« Écouter les murs parler », une immersion à l’hôpital de Cadillac
Dans cet ouvrage « Écouter les murs parler », Ixchel Delaporte, journaliste et documentariste, « assiste à la naissance d’un continent » . Plus de deux mille patients par an passent à l’hôpital de Cadillac, en Gironde. « Ces hommes et ces femmes internés, sortis de différentes unités, sont comme des marionnettes endormies à qui l’on aurait donné vie. » Par ce récit intime et vibrant d’une saison à Cadillac, Ixchel Delaporte révèle une planète invisible.

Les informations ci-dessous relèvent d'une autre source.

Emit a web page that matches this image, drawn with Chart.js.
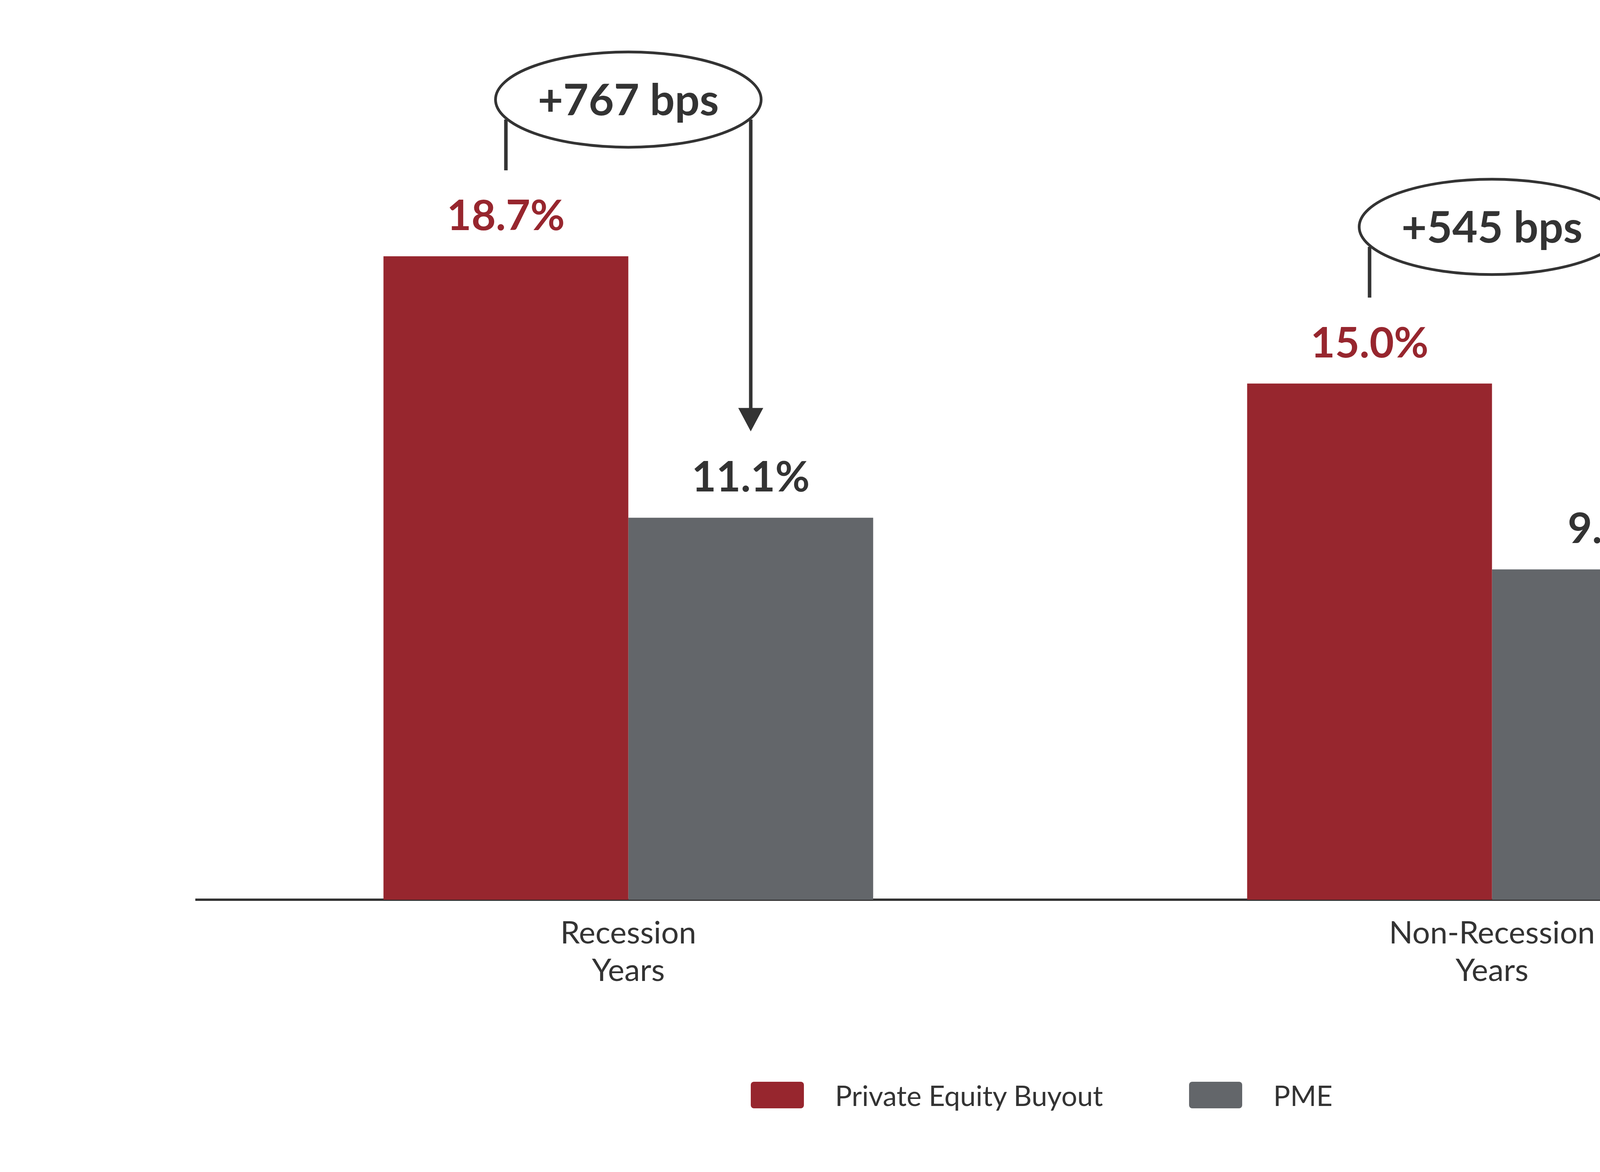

Faisant tomber tabous et préjugés, Ixchel Delaporte nous raconte cette ville dans la ville et ses patients : leurs parcours cabossés, leurs rêves, leurs histoires d’amour, et les soignants sous pression face à la misère grandissante de l’hôpital.
Cadillac, la ville qui doit vivre avec les fous. On l’appelle la ville des fous. Pourtant, les touristes pourraient flâner dans Cadillac, une bastide en bord de Garonne à trente kilomètres de Bordeaux, sans soupçonner qu’elle abrite, en son centre, un hôpital psychiatrique, depuis le XVIIe siècle où cohabitent bipolaires, schizophrènes, psychotiques, de passage pour quelques semaines ou internées depuis vingt ans et plus. L’hôpital possède même son propre cimetière des oubliés, aux 4000 tombes. Les malades s’attardent aux terrasses des cafés. Certains logent en ville, après des années d’enfermement. Un marchandage permanent, aux règles invisibles, s’opère entre le dedans et le dehors, entre raison et folie.
« Un patient se ventouse littéralement à la fenêtre. Son visage, sa main, son corps. Puis il glisse et s’effondre lentement au sol. Il est maintenant par terre, allongé, tête vers le plafond, les pieds nus, un sac en bandoulière. De l’index, il semble compter les nuages. On le laisse. il est en sécurité. «
Pendant des journées, assise sur un banc dans le parc de l’hôpital, Ixchel Delaporte, a laissé les patients venir se confier à elle. Elle a entendu résonner les cris dans les unités fermées. Elle s’est attachée à ceux qui tentent de retrouver à l’extérieur une vie ordinaire, si précieuse. « En racontant la puissance de cet univers en soi, souligne l’auteur,j‘ai plongé dans les affres de la maladie mentale. J’ai avancé dans ce labyrinthe tortueux jusqu’à découvrir le singulier de ceux qui s’y pelotonnent. La folie n’est ni un état définitif, ni une essence. Elle peut essaimer partout, à des degrés divers, à plusieurs instants de vie. surgir au dépourvu, au détour d’un choc, d’une rupture, d’un accident. D’une rive à l’autre, de moi à eux, au-delà de nos effrois, il était une fois, à Cadillac, la folie en face, en plein coeur, révélatrice des profondeurs de notre humanité, de notre fragilité et insondable condition. »
« Bertrand, 49 ans, vit dans la fascination de l’univers. Dans un monde de trous noirs. Dans la solitude de sa logorrhée Je ne peux pas lui avouer ma phobie du vide et de l’univers. Pas à lui. Il égrène son expérience douloureuse de la psychiatrie. « Ça fait combien de temps ? » je demande. Vingt-quatre ans. D’abord à l’hôpital psychiatrique Charles-Perrens à Bordeaux. Un an à l’UMD de Cadillac. Puis dans une unité classique, à Marguerite. Constat d’une vie foutue, balance-t-il clairvoyant. «
• Écoute les murs parler, Ixchel Delaporte, L’Iconoclaste, octobre 2023.